**What is being asked:**
Begin with the first line and repeat exactly through the line containing "L586.5,110 L575.5,110 L591,92"; leave every image out.

**Dataset content:**
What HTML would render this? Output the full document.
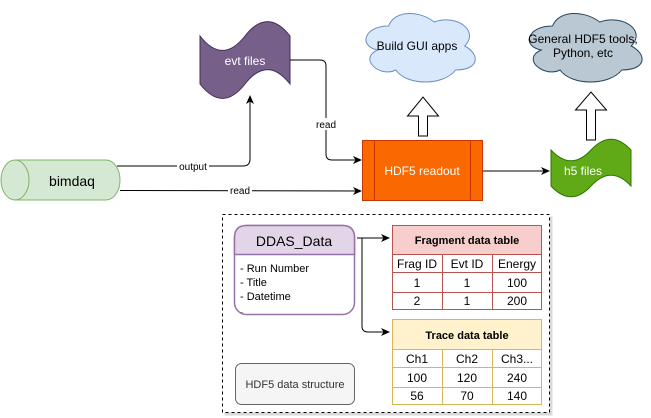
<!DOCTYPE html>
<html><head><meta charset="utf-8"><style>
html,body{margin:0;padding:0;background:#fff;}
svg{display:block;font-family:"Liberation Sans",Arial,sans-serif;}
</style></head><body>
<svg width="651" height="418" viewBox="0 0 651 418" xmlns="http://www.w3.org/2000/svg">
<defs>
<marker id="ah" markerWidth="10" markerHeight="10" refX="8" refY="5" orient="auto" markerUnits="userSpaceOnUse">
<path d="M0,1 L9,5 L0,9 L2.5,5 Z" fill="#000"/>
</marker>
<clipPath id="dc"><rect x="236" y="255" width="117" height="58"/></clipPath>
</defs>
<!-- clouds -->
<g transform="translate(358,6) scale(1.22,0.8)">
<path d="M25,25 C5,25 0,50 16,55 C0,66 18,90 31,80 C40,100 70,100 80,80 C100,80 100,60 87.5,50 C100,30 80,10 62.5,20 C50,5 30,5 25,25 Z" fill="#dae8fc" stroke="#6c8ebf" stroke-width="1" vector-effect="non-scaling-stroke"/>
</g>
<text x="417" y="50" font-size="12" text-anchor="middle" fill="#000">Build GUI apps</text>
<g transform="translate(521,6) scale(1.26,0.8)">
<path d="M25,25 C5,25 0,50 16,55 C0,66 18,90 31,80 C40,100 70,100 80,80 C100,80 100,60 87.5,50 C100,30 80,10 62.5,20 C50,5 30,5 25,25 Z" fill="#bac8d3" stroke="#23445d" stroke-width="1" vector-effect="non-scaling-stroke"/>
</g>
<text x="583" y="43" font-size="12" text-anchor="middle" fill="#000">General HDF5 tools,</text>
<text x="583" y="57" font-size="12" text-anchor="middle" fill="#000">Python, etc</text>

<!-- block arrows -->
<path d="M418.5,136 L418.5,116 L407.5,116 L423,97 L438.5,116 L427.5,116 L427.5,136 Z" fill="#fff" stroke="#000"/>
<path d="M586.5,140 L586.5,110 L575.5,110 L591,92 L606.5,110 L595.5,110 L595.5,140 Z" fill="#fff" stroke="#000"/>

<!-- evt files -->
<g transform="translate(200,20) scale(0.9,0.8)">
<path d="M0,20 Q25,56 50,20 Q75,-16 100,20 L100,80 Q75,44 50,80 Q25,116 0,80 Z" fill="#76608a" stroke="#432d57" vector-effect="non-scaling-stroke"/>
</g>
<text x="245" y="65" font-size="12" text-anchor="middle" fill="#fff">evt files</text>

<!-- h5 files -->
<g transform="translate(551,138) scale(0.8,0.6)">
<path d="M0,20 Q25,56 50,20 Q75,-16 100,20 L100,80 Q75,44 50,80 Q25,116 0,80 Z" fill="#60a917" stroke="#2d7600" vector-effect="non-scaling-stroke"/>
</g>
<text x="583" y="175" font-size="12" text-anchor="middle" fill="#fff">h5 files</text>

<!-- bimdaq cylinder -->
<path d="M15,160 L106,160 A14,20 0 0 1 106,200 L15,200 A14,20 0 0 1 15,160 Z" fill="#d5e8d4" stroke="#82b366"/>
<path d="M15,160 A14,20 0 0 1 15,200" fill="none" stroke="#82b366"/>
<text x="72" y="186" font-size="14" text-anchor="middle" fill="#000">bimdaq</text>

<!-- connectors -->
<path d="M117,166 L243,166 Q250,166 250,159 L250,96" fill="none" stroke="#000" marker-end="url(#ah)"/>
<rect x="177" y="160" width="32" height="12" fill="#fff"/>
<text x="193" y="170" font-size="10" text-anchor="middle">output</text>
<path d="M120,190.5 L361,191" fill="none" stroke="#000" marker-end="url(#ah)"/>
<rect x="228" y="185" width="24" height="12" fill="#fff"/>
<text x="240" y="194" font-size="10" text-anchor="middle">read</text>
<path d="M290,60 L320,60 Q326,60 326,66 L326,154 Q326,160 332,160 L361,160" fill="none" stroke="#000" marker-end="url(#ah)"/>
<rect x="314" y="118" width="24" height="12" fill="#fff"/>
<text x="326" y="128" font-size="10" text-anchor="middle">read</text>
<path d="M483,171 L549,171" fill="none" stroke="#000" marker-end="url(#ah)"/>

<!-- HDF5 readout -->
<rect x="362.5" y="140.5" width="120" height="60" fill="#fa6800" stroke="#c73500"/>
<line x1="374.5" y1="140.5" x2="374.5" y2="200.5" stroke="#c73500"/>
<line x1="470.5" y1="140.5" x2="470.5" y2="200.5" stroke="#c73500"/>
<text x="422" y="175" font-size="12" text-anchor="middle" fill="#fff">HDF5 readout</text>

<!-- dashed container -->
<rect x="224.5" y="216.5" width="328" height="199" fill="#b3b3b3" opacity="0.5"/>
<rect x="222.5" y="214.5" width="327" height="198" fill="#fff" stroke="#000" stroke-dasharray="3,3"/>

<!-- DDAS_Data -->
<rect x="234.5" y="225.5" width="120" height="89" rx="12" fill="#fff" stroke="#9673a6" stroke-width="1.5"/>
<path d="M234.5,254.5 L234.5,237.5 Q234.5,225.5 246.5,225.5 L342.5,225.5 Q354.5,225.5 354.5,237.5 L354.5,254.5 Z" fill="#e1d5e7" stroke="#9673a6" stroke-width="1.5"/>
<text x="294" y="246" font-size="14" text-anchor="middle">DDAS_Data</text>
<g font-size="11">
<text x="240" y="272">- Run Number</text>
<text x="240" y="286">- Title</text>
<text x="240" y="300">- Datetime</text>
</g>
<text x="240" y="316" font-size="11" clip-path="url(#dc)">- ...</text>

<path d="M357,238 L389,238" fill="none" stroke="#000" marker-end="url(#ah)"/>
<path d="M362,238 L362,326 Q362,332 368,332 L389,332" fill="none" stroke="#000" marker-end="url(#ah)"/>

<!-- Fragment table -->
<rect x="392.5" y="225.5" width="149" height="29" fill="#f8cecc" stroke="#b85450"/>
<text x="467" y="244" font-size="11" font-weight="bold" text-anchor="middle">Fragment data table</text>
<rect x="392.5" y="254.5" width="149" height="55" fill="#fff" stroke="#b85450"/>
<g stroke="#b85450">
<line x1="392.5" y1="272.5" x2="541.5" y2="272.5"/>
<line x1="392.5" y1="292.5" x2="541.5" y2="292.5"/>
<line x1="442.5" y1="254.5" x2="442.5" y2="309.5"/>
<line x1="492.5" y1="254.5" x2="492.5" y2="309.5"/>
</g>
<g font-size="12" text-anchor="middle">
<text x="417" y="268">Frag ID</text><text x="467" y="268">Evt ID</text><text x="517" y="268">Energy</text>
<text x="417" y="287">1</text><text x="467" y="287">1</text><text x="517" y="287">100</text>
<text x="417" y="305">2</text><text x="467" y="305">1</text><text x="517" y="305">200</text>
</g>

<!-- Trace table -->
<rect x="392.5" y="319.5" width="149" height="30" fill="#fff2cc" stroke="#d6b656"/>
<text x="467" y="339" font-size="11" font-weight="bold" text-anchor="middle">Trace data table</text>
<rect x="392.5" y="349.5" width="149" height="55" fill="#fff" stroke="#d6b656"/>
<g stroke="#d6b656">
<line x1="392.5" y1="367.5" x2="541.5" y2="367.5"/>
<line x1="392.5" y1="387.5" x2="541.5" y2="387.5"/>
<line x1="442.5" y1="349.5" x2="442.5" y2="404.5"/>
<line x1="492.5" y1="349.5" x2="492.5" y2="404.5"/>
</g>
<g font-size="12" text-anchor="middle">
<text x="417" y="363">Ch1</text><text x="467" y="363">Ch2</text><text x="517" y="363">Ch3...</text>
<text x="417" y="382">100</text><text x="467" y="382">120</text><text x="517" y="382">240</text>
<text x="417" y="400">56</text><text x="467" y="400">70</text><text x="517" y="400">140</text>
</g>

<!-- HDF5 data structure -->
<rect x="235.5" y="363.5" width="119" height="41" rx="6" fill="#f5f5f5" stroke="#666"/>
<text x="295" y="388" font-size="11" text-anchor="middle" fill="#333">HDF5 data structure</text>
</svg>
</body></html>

**Response for this exercise:**
What HTML would render this? Output the full document.
<!DOCTYPE html>
<html><head><meta charset="utf-8"><style>
html,body{margin:0;padding:0;background:#fff;}
svg{display:block;font-family:"Liberation Sans",Arial,sans-serif;}
</style></head><body>
<svg width="651" height="418" viewBox="0 0 651 418" xmlns="http://www.w3.org/2000/svg">
<defs>
<marker id="ah" markerWidth="10" markerHeight="10" refX="8" refY="5" orient="auto" markerUnits="userSpaceOnUse">
<path d="M0,1 L9,5 L0,9 L2.5,5 Z" fill="#000"/>
</marker>
<clipPath id="dc"><rect x="236" y="255" width="117" height="58"/></clipPath>
</defs>
<!-- clouds -->
<g transform="translate(358,6) scale(1.22,0.8)">
<path d="M25,25 C5,25 0,50 16,55 C0,66 18,90 31,80 C40,100 70,100 80,80 C100,80 100,60 87.5,50 C100,30 80,10 62.5,20 C50,5 30,5 25,25 Z" fill="#dae8fc" stroke="#6c8ebf" stroke-width="1" vector-effect="non-scaling-stroke"/>
</g>
<text x="417" y="50" font-size="12" text-anchor="middle" fill="#000">Build GUI apps</text>
<g transform="translate(521,6) scale(1.26,0.8)">
<path d="M25,25 C5,25 0,50 16,55 C0,66 18,90 31,80 C40,100 70,100 80,80 C100,80 100,60 87.5,50 C100,30 80,10 62.5,20 C50,5 30,5 25,25 Z" fill="#bac8d3" stroke="#23445d" stroke-width="1" vector-effect="non-scaling-stroke"/>
</g>
<text x="583" y="43" font-size="12" text-anchor="middle" fill="#000">General HDF5 tools,</text>
<text x="583" y="57" font-size="12" text-anchor="middle" fill="#000">Python, etc</text>

<!-- block arrows -->
<path d="M418.5,136 L418.5,116 L407.5,116 L423,97 L438.5,116 L427.5,116 L427.5,136 Z" fill="#fff" stroke="#000"/>
<path d="M586.5,140 L586.5,110 L575.5,110 L591,92 L606.5,110 L595.5,110 L595.5,140 Z" fill="#fff" stroke="#000"/>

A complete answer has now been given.